_DATA SHOWN_
####
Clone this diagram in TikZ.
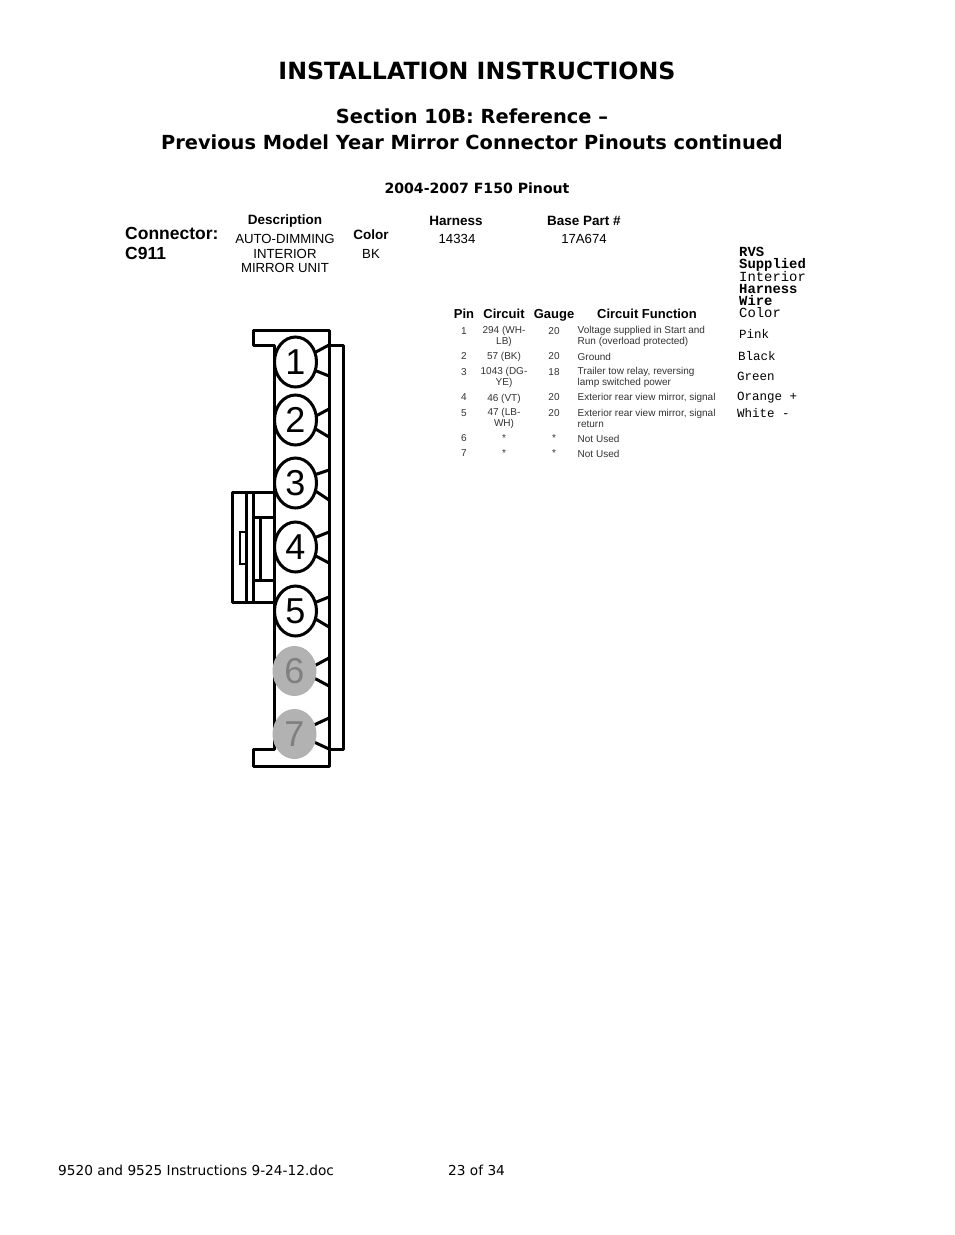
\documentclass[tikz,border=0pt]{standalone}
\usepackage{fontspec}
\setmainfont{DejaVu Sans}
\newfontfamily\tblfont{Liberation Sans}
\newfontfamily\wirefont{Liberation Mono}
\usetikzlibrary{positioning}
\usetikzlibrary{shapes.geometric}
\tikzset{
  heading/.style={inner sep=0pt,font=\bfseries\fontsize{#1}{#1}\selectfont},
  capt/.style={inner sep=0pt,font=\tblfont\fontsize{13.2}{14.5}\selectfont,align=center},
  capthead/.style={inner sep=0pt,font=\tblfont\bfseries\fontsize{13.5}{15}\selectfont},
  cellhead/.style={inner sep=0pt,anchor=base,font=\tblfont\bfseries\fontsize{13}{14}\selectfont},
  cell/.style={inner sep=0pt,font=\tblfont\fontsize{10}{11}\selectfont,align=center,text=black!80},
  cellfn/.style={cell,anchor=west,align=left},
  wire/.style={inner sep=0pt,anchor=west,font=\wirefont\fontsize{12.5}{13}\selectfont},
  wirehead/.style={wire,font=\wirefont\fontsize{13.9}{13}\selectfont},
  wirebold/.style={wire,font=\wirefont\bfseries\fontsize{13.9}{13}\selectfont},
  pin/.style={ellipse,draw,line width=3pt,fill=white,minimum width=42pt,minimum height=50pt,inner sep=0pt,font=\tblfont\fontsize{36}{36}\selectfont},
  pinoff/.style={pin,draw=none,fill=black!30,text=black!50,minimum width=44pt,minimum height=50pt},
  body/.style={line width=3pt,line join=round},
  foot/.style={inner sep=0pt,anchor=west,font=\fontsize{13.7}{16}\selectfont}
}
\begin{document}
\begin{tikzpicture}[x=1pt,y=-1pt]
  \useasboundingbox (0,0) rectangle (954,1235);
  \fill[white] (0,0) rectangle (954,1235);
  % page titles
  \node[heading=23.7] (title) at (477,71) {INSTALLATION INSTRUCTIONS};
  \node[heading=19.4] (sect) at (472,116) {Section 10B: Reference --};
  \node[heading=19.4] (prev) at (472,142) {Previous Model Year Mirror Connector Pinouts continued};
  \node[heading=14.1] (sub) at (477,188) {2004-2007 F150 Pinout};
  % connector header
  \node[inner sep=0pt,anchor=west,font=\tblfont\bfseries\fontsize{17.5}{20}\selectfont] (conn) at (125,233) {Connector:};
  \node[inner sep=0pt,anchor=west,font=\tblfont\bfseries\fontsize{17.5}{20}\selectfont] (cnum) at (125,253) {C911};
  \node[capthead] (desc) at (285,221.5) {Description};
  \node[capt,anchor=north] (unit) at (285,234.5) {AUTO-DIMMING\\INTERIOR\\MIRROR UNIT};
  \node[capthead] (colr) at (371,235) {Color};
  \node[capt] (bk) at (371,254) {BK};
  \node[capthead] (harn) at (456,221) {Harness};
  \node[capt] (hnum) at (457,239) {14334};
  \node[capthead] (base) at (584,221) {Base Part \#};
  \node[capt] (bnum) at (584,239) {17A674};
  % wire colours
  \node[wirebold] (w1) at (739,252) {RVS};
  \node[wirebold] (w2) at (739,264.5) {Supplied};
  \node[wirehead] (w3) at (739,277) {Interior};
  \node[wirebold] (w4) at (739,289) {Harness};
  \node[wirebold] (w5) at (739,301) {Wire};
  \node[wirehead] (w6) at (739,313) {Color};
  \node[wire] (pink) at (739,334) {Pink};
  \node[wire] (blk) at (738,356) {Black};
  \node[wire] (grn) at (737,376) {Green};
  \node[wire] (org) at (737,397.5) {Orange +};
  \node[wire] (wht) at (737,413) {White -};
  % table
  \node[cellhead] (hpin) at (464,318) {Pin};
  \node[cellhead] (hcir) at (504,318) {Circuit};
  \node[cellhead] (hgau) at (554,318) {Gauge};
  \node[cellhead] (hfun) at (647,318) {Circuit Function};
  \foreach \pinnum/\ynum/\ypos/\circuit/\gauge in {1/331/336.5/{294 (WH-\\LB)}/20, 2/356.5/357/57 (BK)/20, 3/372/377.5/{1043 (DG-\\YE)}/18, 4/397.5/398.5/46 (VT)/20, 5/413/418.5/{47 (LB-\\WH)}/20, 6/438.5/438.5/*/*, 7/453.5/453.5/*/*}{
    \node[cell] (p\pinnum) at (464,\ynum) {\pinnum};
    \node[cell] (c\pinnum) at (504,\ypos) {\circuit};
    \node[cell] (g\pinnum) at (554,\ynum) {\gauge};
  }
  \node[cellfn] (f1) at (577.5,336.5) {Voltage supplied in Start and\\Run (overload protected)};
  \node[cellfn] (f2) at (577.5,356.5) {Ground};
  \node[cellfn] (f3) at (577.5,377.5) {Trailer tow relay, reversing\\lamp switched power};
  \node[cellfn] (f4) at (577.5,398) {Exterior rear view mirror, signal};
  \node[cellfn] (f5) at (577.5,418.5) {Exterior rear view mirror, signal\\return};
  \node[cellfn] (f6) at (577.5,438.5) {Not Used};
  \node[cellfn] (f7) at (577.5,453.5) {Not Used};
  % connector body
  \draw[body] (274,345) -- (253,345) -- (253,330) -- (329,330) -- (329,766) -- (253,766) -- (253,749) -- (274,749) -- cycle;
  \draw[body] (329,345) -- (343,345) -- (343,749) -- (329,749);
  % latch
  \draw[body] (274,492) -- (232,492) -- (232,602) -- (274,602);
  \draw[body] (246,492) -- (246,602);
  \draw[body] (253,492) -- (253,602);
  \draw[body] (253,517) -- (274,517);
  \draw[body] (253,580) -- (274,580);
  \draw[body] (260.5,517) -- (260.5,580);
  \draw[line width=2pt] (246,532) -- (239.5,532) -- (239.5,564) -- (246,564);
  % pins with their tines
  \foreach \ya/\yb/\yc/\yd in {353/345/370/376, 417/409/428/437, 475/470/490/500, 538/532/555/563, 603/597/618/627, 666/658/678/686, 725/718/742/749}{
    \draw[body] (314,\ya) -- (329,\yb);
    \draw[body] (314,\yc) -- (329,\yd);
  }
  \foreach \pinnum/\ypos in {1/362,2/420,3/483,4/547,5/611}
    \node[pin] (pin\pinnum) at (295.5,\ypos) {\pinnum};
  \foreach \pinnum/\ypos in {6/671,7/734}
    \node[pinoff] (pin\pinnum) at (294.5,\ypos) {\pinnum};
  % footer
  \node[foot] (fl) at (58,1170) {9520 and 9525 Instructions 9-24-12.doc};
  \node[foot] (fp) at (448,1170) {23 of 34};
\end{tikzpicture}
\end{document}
####
Write out the listing word for word, omitting the pictures it holds.

_TASK ANSWER_
Clone this diagram in TikZ.
\documentclass[tikz,border=0pt]{standalone}
\usepackage{fontspec}
\setmainfont{DejaVu Sans}
\newfontfamily\tblfont{Liberation Sans}
\newfontfamily\wirefont{Liberation Mono}
\usetikzlibrary{positioning}
\usetikzlibrary{shapes.geometric}
\tikzset{
  heading/.style={inner sep=0pt,font=\bfseries\fontsize{#1}{#1}\selectfont},
  capt/.style={inner sep=0pt,font=\tblfont\fontsize{13.2}{14.5}\selectfont,align=center},
  capthead/.style={inner sep=0pt,font=\tblfont\bfseries\fontsize{13.5}{15}\selectfont},
  cellhead/.style={inner sep=0pt,anchor=base,font=\tblfont\bfseries\fontsize{13}{14}\selectfont},
  cell/.style={inner sep=0pt,font=\tblfont\fontsize{10}{11}\selectfont,align=center,text=black!80},
  cellfn/.style={cell,anchor=west,align=left},
  wire/.style={inner sep=0pt,anchor=west,font=\wirefont\fontsize{12.5}{13}\selectfont},
  wirehead/.style={wire,font=\wirefont\fontsize{13.9}{13}\selectfont},
  wirebold/.style={wire,font=\wirefont\bfseries\fontsize{13.9}{13}\selectfont},
  pin/.style={ellipse,draw,line width=3pt,fill=white,minimum width=42pt,minimum height=50pt,inner sep=0pt,font=\tblfont\fontsize{36}{36}\selectfont},
  pinoff/.style={pin,draw=none,fill=black!30,text=black!50,minimum width=44pt,minimum height=50pt},
  body/.style={line width=3pt,line join=round},
  foot/.style={inner sep=0pt,anchor=west,font=\fontsize{13.7}{16}\selectfont}
}
\begin{document}
\begin{tikzpicture}[x=1pt,y=-1pt]
  \useasboundingbox (0,0) rectangle (954,1235);
  \fill[white] (0,0) rectangle (954,1235);
  % page titles
  \node[heading=23.7] (title) at (477,71) {INSTALLATION INSTRUCTIONS};
  \node[heading=19.4] (sect) at (472,116) {Section 10B: Reference --};
  \node[heading=19.4] (prev) at (472,142) {Previous Model Year Mirror Connector Pinouts continued};
  \node[heading=14.1] (sub) at (477,188) {2004-2007 F150 Pinout};
  % connector header
  \node[inner sep=0pt,anchor=west,font=\tblfont\bfseries\fontsize{17.5}{20}\selectfont] (conn) at (125,233) {Connector:};
  \node[inner sep=0pt,anchor=west,font=\tblfont\bfseries\fontsize{17.5}{20}\selectfont] (cnum) at (125,253) {C911};
  \node[capthead] (desc) at (285,221.5) {Description};
  \node[capt,anchor=north] (unit) at (285,234.5) {AUTO-DIMMING\\INTERIOR\\MIRROR UNIT};
  \node[capthead] (colr) at (371,235) {Color};
  \node[capt] (bk) at (371,254) {BK};
  \node[capthead] (harn) at (456,221) {Harness};
  \node[capt] (hnum) at (457,239) {14334};
  \node[capthead] (base) at (584,221) {Base Part \#};
  \node[capt] (bnum) at (584,239) {17A674};
  % wire colours
  \node[wirebold] (w1) at (739,252) {RVS};
  \node[wirebold] (w2) at (739,264.5) {Supplied};
  \node[wirehead] (w3) at (739,277) {Interior};
  \node[wirebold] (w4) at (739,289) {Harness};
  \node[wirebold] (w5) at (739,301) {Wire};
  \node[wirehead] (w6) at (739,313) {Color};
  \node[wire] (pink) at (739,334) {Pink};
  \node[wire] (blk) at (738,356) {Black};
  \node[wire] (grn) at (737,376) {Green};
  \node[wire] (org) at (737,397.5) {Orange +};
  \node[wire] (wht) at (737,413) {White -};
  % table
  \node[cellhead] (hpin) at (464,318) {Pin};
  \node[cellhead] (hcir) at (504,318) {Circuit};
  \node[cellhead] (hgau) at (554,318) {Gauge};
  \node[cellhead] (hfun) at (647,318) {Circuit Function};
  \foreach \pinnum/\ynum/\ypos/\circuit/\gauge in {1/331/336.5/{294 (WH-\\LB)}/20, 2/356.5/357/57 (BK)/20, 3/372/377.5/{1043 (DG-\\YE)}/18, 4/397.5/398.5/46 (VT)/20, 5/413/418.5/{47 (LB-\\WH)}/20, 6/438.5/438.5/*/*, 7/453.5/453.5/*/*}{
    \node[cell] (p\pinnum) at (464,\ynum) {\pinnum};
    \node[cell] (c\pinnum) at (504,\ypos) {\circuit};
    \node[cell] (g\pinnum) at (554,\ynum) {\gauge};
  }
  \node[cellfn] (f1) at (577.5,336.5) {Voltage supplied in Start and\\Run (overload protected)};
  \node[cellfn] (f2) at (577.5,356.5) {Ground};
  \node[cellfn] (f3) at (577.5,377.5) {Trailer tow relay, reversing\\lamp switched power};
  \node[cellfn] (f4) at (577.5,398) {Exterior rear view mirror, signal};
  \node[cellfn] (f5) at (577.5,418.5) {Exterior rear view mirror, signal\\return};
  \node[cellfn] (f6) at (577.5,438.5) {Not Used};
  \node[cellfn] (f7) at (577.5,453.5) {Not Used};
  % connector body
  \draw[body] (274,345) -- (253,345) -- (253,330) -- (329,330) -- (329,766) -- (253,766) -- (253,749) -- (274,749) -- cycle;
  \draw[body] (329,345) -- (343,345) -- (343,749) -- (329,749);
  % latch
  \draw[body] (274,492) -- (232,492) -- (232,602) -- (274,602);
  \draw[body] (246,492) -- (246,602);
  \draw[body] (253,492) -- (253,602);
  \draw[body] (253,517) -- (274,517);
  \draw[body] (253,580) -- (274,580);
  \draw[body] (260.5,517) -- (260.5,580);
  \draw[line width=2pt] (246,532) -- (239.5,532) -- (239.5,564) -- (246,564);
  % pins with their tines
  \foreach \ya/\yb/\yc/\yd in {353/345/370/376, 417/409/428/437, 475/470/490/500, 538/532/555/563, 603/597/618/627, 666/658/678/686, 725/718/742/749}{
    \draw[body] (314,\ya) -- (329,\yb);
    \draw[body] (314,\yc) -- (329,\yd);
  }
  \foreach \pinnum/\ypos in {1/362,2/420,3/483,4/547,5/611}
    \node[pin] (pin\pinnum) at (295.5,\ypos) {\pinnum};
  \foreach \pinnum/\ypos in {6/671,7/734}
    \node[pinoff] (pin\pinnum) at (294.5,\ypos) {\pinnum};
  % footer
  \node[foot] (fl) at (58,1170) {9520 and 9525 Instructions 9-24-12.doc};
  \node[foot] (fp) at (448,1170) {23 of 34};
\end{tikzpicture}
\end{document}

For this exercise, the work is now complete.